After much litigation, a judgment was handed down in October 2018 on the application for conservative attachment brought by the supplier against the debtor, the companies through which it was now operating, and its children who were general partners of one of them. The judgment held, inter alia, as follows: "...it was presumed that the aforesaid debt, in respect of which the aforesaid Order for Payment was issued, is borne, in addition to the fifth respondent, by the other respondents, who are actively involved in the operation and management of the sole proprietorship of the fifth respondent. After all, that business is the 'family business' of the defendants.
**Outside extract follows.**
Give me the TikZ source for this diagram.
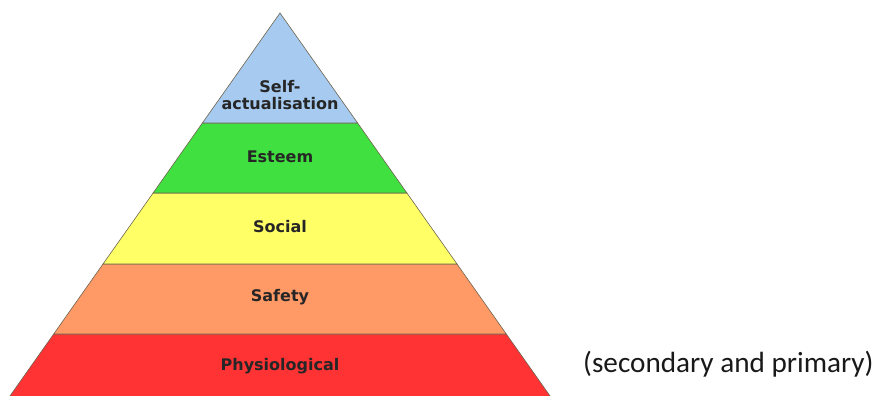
\documentclass[tikz,border=0pt]{standalone}
\usepackage{fontspec}
\newfontfamily\lblfont{DejaVu Sans}
\newfontfamily\notefont{Carlito}
\definecolor{cblue}{RGB}{166,202,240}
\definecolor{cgreen}{RGB}{64,224,64}
\definecolor{cyellow}{RGB}{255,255,102}
\definecolor{corange}{RGB}{255,153,102}
\definecolor{cred}{RGB}{255,51,51}
\definecolor{cedge}{RGB}{110,100,80}
\begin{document}
\begin{tikzpicture}[x=1pt,y=-1pt,
  band/.style={draw=cedge,line width=0.6pt,line join=miter},
  lbl/.style={font=\lblfont\bfseries\fontsize{16}{17}\selectfont,text=black!85,align=center,inner sep=0pt},
  note/.style={font=\notefont\fontsize{29.2}{32}\selectfont,text=black!90,inner sep=0pt}]
\path[use as bounding box] (0,0) rectangle (876,396);
\begin{scope}
\clip (0,0) rectangle (876,396);
\coordinate (apex) at (280,13);
\coordinate (l1) at (202.4,123); \coordinate (r1) at (357.6,123);
\coordinate (l2) at (153.1,193); \coordinate (r2) at (406.9,193);
\coordinate (l3) at (103,264);   \coordinate (r3) at (457,264);
\coordinate (l4) at (53.7,334);  \coordinate (r4) at (506.3,334);
\coordinate (l5) at (10,396);    \coordinate (r5) at (550,396);
\coordinate (l6) at (5,403);     \coordinate (r6) at (555,403);
\fill[cred] (l4) -- (r4) -- (r6) -- (l6) -- cycle;
\draw[band] (l6) -- (l4) -- (r4) -- (r6);
\filldraw[band,fill=corange] (l3) -- (r3) -- (r4) -- (l4) -- cycle;
\filldraw[band,fill=cyellow] (l2) -- (r2) -- (r3) -- (l3) -- cycle;
\filldraw[band,fill=cgreen] (l1) -- (r1) -- (r2) -- (l2) -- cycle;
\filldraw[band,fill=cblue] (apex) -- (r1) -- (l1) -- cycle;
\end{scope}
\node[lbl] (self) at (280,95) {Self-\\actualisation};
\node[lbl] (esteem) at (280,157) {Esteem};
\node[lbl] (social) at (280,227) {Social};
\node[lbl] (safety) at (280,297) {Safety};
\node[lbl] (phys) at (280,366) {Physiological};
\node[note,anchor=west] (sec) at (583,364) {(secondary and primary)};
\end{tikzpicture}
\end{document}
Any claims to the contrary made by the defendants in their note must be rejected as being essentially unfounded. [...] In the light of the foregoing considerations, this Court finds that the applicant is in accordance with the law and that it is admissible to apply for a conservatory attachment against the defendants in the form of a third-party attachment in favour of the aforementioned credit institutions'. Subsequently, on the basis of the judgment, conservative attachments were imposed on the two companies through which the sole proprietorship was now operating, as well as on the debtor's children, in favour of the credit institutions and the electronic money institution. Since the debtor could no longer accept payments by card, since any amount paid in that way was frozen, he decided to accept the terms of the supplier. The settlement agreement was also signed by the debtor's children and shareholders of the company, guaranteeing the repayment of half of the debt.
The meticulous investigation of the debtor's business and perseverance of the supplier company, which was subjected to five court battles, was ultimately the key to the successful outcome of the case. Sometimes a significant victory can come after many defeats. The supplier managed through continued aggressive actions in which it took to satisfy in 2018 its claims dating back to 2010-2012.